Supplied material

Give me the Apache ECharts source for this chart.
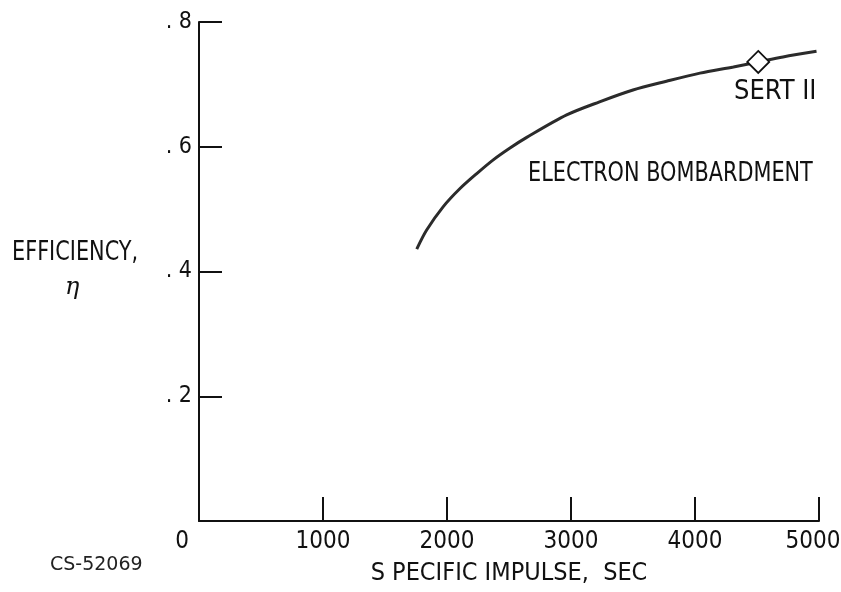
<!DOCTYPE html>
<html>
<head>
<meta charset="utf-8">
<script src="https://cdn.jsdelivr.net/npm/echarts@6/dist/echarts.min.js"></script>
<style>
html,body{margin:0;padding:0;background:#fff;}
#c{width:841px;height:592px;}
</style>
</head>
<body>
<div id="c"></div>
<script>
var impulse = [1756, 1836, 1970, 2105, 2240, 2373, 2508, 2643, 2965, 3230, 3500, 3770, 4040, 4310, 4510, 4710, 4980];
var efficiency = [0.436, 0.4665, 0.504, 0.533, 0.557, 0.579, 0.598, 0.615, 0.651, 0.672, 0.691, 0.705, 0.718, 0.728, 0.736, 0.744, 0.753];
var sertPoint = [4510, 0.736];
var xTicks = [0, 1000, 2000, 3000, 4000, 5000];
var yTicks = [0, 0.2, 0.4, 0.6, 0.8];

var FONT = '"DejaVu Sans Condensed", "DejaVu Sans", sans-serif';
var chart = echarts.init(document.getElementById('c'));
var curve = impulse.map(function (x, i) { return [x, efficiency[i]]; });

chart.setOption({
  backgroundColor: '#fff',
  animation: false,
  grid: { left: 199, right: 22, top: 22, bottom: 71, outerBoundsMode: 'none', containLabel: false },
  xAxis: {
    type: 'value', min: xTicks[0], max: xTicks[xTicks.length - 1], interval: 1000,
    name: 'S PECIFIC IMPULSE,  SEC', nameLocation: 'middle', nameGap: 40,
    nameTextStyle: { fontFamily: FONT, fontSize: 25, color: '#111' },
    axisLine: { show: true, onZero: false, lineStyle: { color: '#111', width: 2 } },
    axisTick: { show: true, inside: true, length: 24, lineStyle: { color: '#111', width: 2 } },
    splitLine: { show: false },
    axisLabel: {
      margin: 9, fontFamily: FONT, fontSize: 24, color: '#111',
      formatter: function (v) {
        if (v === xTicks[0]) return '{z|' + v + '}';
        if (v === xTicks[xTicks.length - 1]) return '{e|' + v + '}';
        return String(v);
      },
      rich: {
        z: { fontFamily: FONT, fontSize: 24, color: '#111', padding: [0, 34, 0, 0] },
        e: { fontFamily: FONT, fontSize: 24, color: '#111', padding: [0, 12, 0, 0] }
      }
    }
  },
  yAxis: {
    type: 'value', min: yTicks[0], max: yTicks[yTicks.length - 1], interval: 0.2,
    axisLine: { show: true, onZero: false, lineStyle: { color: '#111', width: 2 } },
    axisTick: { show: true, inside: true, length: 23, lineStyle: { color: '#111', width: 2 } },
    splitLine: { show: false },
    axisLabel: {
      margin: 7, fontFamily: FONT, fontSize: 23, color: '#111',
      formatter: function (v) { return v === 0 ? '' : '. ' + String(Math.round(v * 10)); }
    }
  },
  graphic: [
    { type: 'text', x: 12, y: 240, scaleX: 0.89, style: { text: 'EFFICIENCY,', font: '26px ' + FONT, fill: '#111' } },
    { type: 'text', x: 65, y: 276, style: { text: 'η', font: 'italic 24px "DejaVu Serif", serif', fill: '#111' } },
    { type: 'text', x: 528, y: 161, scaleX: 0.89, style: { text: 'ELECTRON BOMBARDMENT', font: '26px ' + FONT, fill: '#111' } },
    { type: 'text', x: 50, y: 556, style: { text: 'CS-52069', font: '19px "DejaVu Sans", sans-serif', fill: '#222' } }
  ],
  series: [
    {
      type: 'line', data: curve, smooth: 0.3, showSymbol: false, symbol: 'none',
      lineStyle: { color: '#2b2b2b', width: 3 }, z: 2
    },
    {
      type: 'scatter', data: [sertPoint], symbol: 'diamond', symbolSize: [22, 22],
      itemStyle: { color: '#fff', borderColor: '#111', borderWidth: 1.8, opacity: 1 }, z: 3,
      label: {
        show: true, position: 'bottom', distance: 5, offset: [17, 0],
        formatter: 'SERT II', fontFamily: FONT, fontSize: 27, color: '#111', opacity: 1
      }
    }
  ]
});
</script>
</body>
</html>
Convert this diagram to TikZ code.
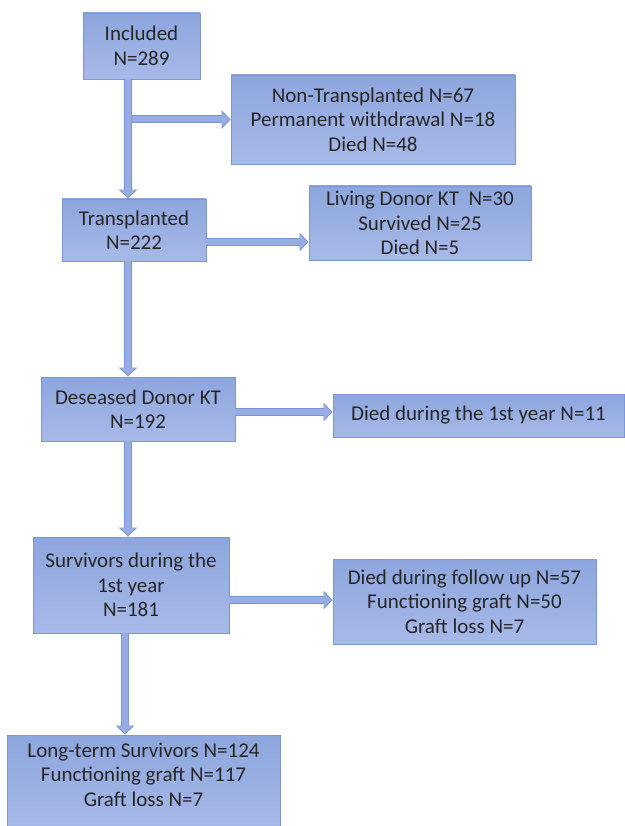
\documentclass[tikz,border=0pt]{standalone}
\usepackage{fontspec}
\setmainfont{Carlito}
\usetikzlibrary{arrows.meta}
\definecolor{boxtop}{RGB}{141,166,221}
\definecolor{boxbot}{RGB}{168,185,232}
\definecolor{boxedge}{RGB}{122,150,212}
\definecolor{arrowblue}{RGB}{150,172,226}
\tikzset{
    flowbox/.style={draw=boxedge, line width=0.8pt, top color=boxtop, bottom color=boxbot,
        align=center, inner sep=2pt, text=black!85, font=\fontsize{21}{24.5}\selectfont},
    flowarrow/.style={arrowblue, line width=6pt, shorten >=1.3pt, -{Triangle[width=15pt,length=7.5pt]},
        preaction={draw=boxedge, line width=8pt, shorten >=0pt, -{Triangle[width=18pt,length=9pt]}}}
}

\begin{document}
\begin{tikzpicture}[x=1pt,y=-1pt]
    \useasboundingbox (0,0) rectangle (624,826);
    \fill[white] (0,0) rectangle (624,826); % Page
    \node[flowbox, minimum width=117pt, minimum height=66pt] (inc) at (141.5,46) {Included\\N=289};
    \node[flowbox, minimum width=284pt, minimum height=89pt] (nontx) at (373,119.5) {Non-Transplanted N=67\\Permanent withdrawal N=18\\Died N=48};
    \node[flowbox, minimum width=144pt, minimum height=62pt] (tx) at (134,230) {Transplanted\\N=222};
    \node[flowbox, minimum width=222pt, minimum height=74pt] (living) at (420,223) {Living Donor KT\ \ N=30\\Survived N=25\\Died N=5};
    \node[flowbox, minimum width=194pt, minimum height=64pt] (dec) at (138,409) {Deseased Donor KT\\N=192};
    \node[flowbox, minimum width=291pt, minimum height=43pt] (died1) at (478.5,415.5) {Died during the 1st year N=11};
    \node[flowbox, minimum width=196pt, minimum height=96pt] (surv) at (131,585) {Survivors during the\\1st year\\N=181};
    \node[flowbox, minimum width=263pt, minimum height=85pt] (diedfu) at (464.5,601.5) {Died during follow up N=57\\Functioning graft N=50\\Graft loss N=7};
    \node[flowbox, minimum width=273pt, minimum height=100pt] (lts) at (143.5,785) {Long-term Survivors N=124\\Functioning graft N=117\\Graft loss N=7\\[-4pt]};
    % Arrows
    \coordinate (spine) at (128,0);
    \draw[flowarrow] (inc.south -| spine) -- (tx.north -| spine);
    \draw[flowarrow] ([xshift=4pt]nontx.west -| spine) -- (nontx.west);
    \coordinate (a1) at ([yshift=-12pt]tx.east);
    \draw[flowarrow] (a1) -- (a1 -| living.west);
    \draw[flowarrow] (tx.south -| spine) -- (dec.north -| spine);
    \coordinate (a2) at ([yshift=-3pt]dec.east);
    \draw[flowarrow] (a2) -- (a2 -| died1.west);
    \draw[flowarrow] (dec.south -| spine) -- (surv.north -| spine);
    \coordinate (a3) at ([yshift=-15pt]surv.east);
    \draw[flowarrow] (a3) -- (a3 -| diedfu.west);
    \draw[flowarrow] ([xshift=-3pt]surv.south -| spine) -- ([xshift=-3pt]lts.north -| spine);
\end{tikzpicture}
\end{document}
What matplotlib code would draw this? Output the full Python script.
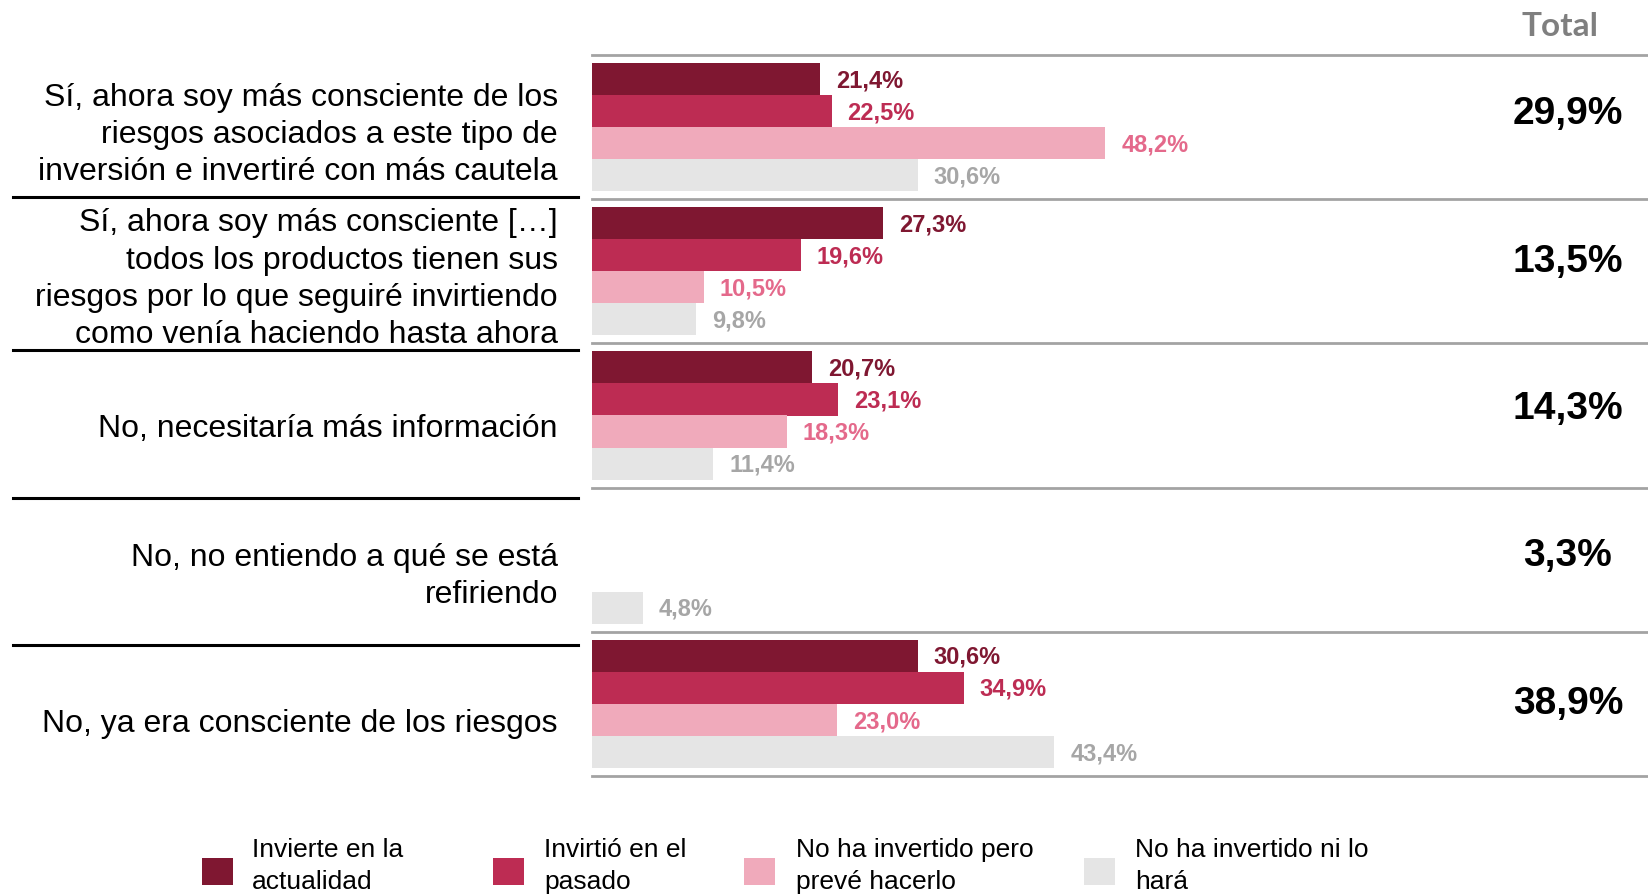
import matplotlib
matplotlib.use('Agg')
import matplotlib.pyplot as plt
import matplotlib.transforms as mtransforms
from matplotlib.lines import Line2D
from matplotlib.patches import Rectangle
import numpy as np

plt.rcParams['font.family'] = ['Liberation Sans', 'DejaVu Sans']

# Survey answers (one row per answer) and the share of each investor profile
categories = [
    'Sí, ahora soy más consciente de los\nriesgos asociados a este tipo de\ninversión e invertiré con más cautela',
    'Sí, ahora soy más consciente […]\ntodos los productos tienen sus\nriesgos por lo que seguiré invirtiendo\ncomo venía haciendo hasta ahora',
    'No, necesitaría más información',
    'No, no entiendo a qué se está\nrefiriendo',
    'No, ya era consciente de los riesgos',
]
invierte = [21.4, 27.3, 20.7, None, 30.6]
invirtio = [22.5, 19.6, 23.1, None, 34.9]
preve = [48.2, 10.5, 18.3, None, 23.0]
no_hara = [30.6, 9.8, 11.4, 4.8, 43.4]
total = [29.9, 13.5, 14.3, 3.3, 38.9]

series_names = [
    'Invierte en la\nactualidad',
    'Invirtió en el\npasado',
    'No ha invertido pero\nprevé hacerlo',
    'No ha invertido ni lo\nhará',
]
series = [invierte, invirtio, preve, no_hara]
bar_colors = ['#7f1731', '#bd2c53', '#f0aabb', '#e5e5e5']
text_colors = ['#7f1731', '#bd2c53', '#e4698b', '#a6a6a6']

W, H = 1648, 896
fig = plt.figure(figsize=(W / 100, H / 100), dpi=100)

# bar area: 0% at x=592 px, rows between y=55 and y=776 px
x0_px, top_px, bot_px = 592, 55, 776
ax = fig.add_axes([x0_px / W, 1 - bot_px / H, 1 - x0_px / W, (bot_px - top_px) / H])
px_per_pct = 10.65
ax.set_xlim(0, (W - x0_px) / px_per_pct)

group_h = 4.5          # four bars plus padding
n = len(categories)
ax.set_ylim(n * group_h, 0)
ax.axis('off')


def fmt(v):
    return f'{v:.1f}%'.replace('.', ',')


for j, (vals, bc, tc) in enumerate(zip(series, bar_colors, text_colors)):
    for i, v in enumerate(vals):
        if v is None:
            continue
        y = i * group_h + 0.75 + j
        ax.barh(y, v, height=1.0, color=bc, linewidth=0)
        ax.text(v + 1.5, y + 0.05, fmt(v), color=tc, fontsize=17,
                fontweight='bold', va='center', ha='left')

# gray separators between answer groups
for i in range(n + 1):
    ax.axhline(i * group_h, color='#a3a3a3', lw=2.0, clip_on=False)

# totals column
row_pitch = 4.6
tot_x = (1568 - x0_px) / px_per_pct
ax.text((1560 - x0_px) / px_per_pct, -0.9, 'Total', color='#7f7f7f',
        fontsize=24, fontweight='bold', family=['Lato', 'DejaVu Sans'],
        ha='center', va='center', clip_on=False)
for i, t in enumerate(total):
    ax.text(tot_x, 1.85 + i * row_pitch, fmt(t), color='black', fontsize=28,
            fontweight='bold', ha='center', va='center')

# answer labels on the left, with black rules between them
blend = mtransforms.blended_transform_factory(fig.transFigure, ax.transData)
label_y = [2.50, 7.0, 11.67, 16.28, 20.89]
for cat, y in zip(categories, label_y):
    ax.text(558 / W, y, cat, transform=blend, ha='right', va='center',
            fontsize=23, linespacing=1.32, clip_on=False)
for y in [4.42, 9.21, 13.83, 18.41]:
    ax.add_line(Line2D([13 / W, 578 / W], [y, y], transform=blend,
                       color='black', lw=2.2, clip_on=False))

# legend along the bottom
patch_x = [202, 493, 744, 1084]
text_x = [252, 544, 796, 1135]
for name, c, px, tx in zip(series_names, bar_colors, patch_x, text_x):
    fig.add_artist(Rectangle((px / W, 1 - 885 / H), 31 / W, 27 / H,
                             transform=fig.transFigure, color=c, lw=0))
    fig.text(tx / W, 1 - 866 / H, name, fontsize=19, linespacing=1.38,
             ha='left', va='center')

fig.savefig('out.png', dpi=100)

Exercise details
Among the entries above, take the lines from the one with "What matplotlib code" through the one with "total = [29.9, 13.5, 14.3, 3.3, 38.9]" and retype them exactly, leaving out the pictures.

Answer for this exercise
What matplotlib code would draw this? Output the full Python script.
import matplotlib
matplotlib.use('Agg')
import matplotlib.pyplot as plt
import matplotlib.transforms as mtransforms
from matplotlib.lines import Line2D
from matplotlib.patches import Rectangle
import numpy as np

plt.rcParams['font.family'] = ['Liberation Sans', 'DejaVu Sans']

# Survey answers (one row per answer) and the share of each investor profile
categories = [
    'Sí, ahora soy más consciente de los\nriesgos asociados a este tipo de\ninversión e invertiré con más cautela',
    'Sí, ahora soy más consciente […]\ntodos los productos tienen sus\nriesgos por lo que seguiré invirtiendo\ncomo venía haciendo hasta ahora',
    'No, necesitaría más información',
    'No, no entiendo a qué se está\nrefiriendo',
    'No, ya era consciente de los riesgos',
]
invierte = [21.4, 27.3, 20.7, None, 30.6]
invirtio = [22.5, 19.6, 23.1, None, 34.9]
preve = [48.2, 10.5, 18.3, None, 23.0]
no_hara = [30.6, 9.8, 11.4, 4.8, 43.4]
total = [29.9, 13.5, 14.3, 3.3, 38.9]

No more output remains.